22. This court is unable to find any infirmity in the above finding that would warrant any interference by this court.

23. The contention that the arbitral tribunal has grossly erred in not accounting for the depreciation on the assessed loss to the building and, therefore, the arbitral tribunal's finding in that regard was perverse or patently illegal, also cannot be accepted. The arbitral tribunal had reasoned that the loss on building was estimated on repair basis - the amount required to repair the loss caused to the building - and not on renovation basis. Therefore, the arbitral tribunal held that the depreciation on the amount assessed for repairing the building was not permissible.

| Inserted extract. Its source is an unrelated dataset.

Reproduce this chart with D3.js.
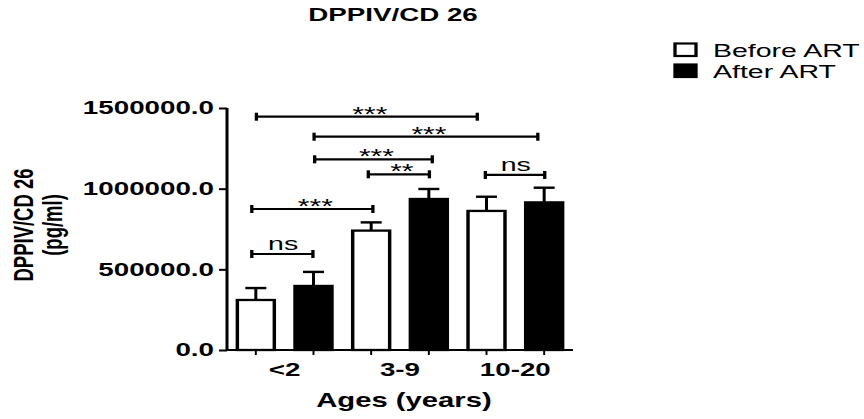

This Court is unable to accept the said conclusion to be perverse or patently illegal. It

is relevant to note that in the statement of defence, OICL had also agreed that the Surveyor had assessed the "cost of repairs" to be ₹95,20,739/-.

24. As noted earlier, OICL has not produced any material on record which would indicate that the decision of the arbitral tribunal is contrary to the terms of the policy.

25. At this stage, it is also relevant to mention that the scope of examination under Section 34 of the Act is very limited and notwithstanding that the decision of the arbitral tribunal may be erroneous, the same cannot be interfered with unless the court finds that any of the grounds under Section 34(2) of the Act have been established. In order to warrant any interference with an arbitral award on the ground of public policy - that is, under Section 34(2)(b)(ii) of the Act - it will be necessary for the party assailing the award to establish that the award is fundamentally flawed, patently illegal and is based on a view that no reasonable person could accept. If the view expressed by the arbitral tribunal is a plausible one, the same cannot be interfered with.

26. In the given facts, this court is unable to accept that any of the findings, as assailed on behalf of OICL, are perverse or patently illegal.

27. In view of the above, the present petition and the pending application are dismissed.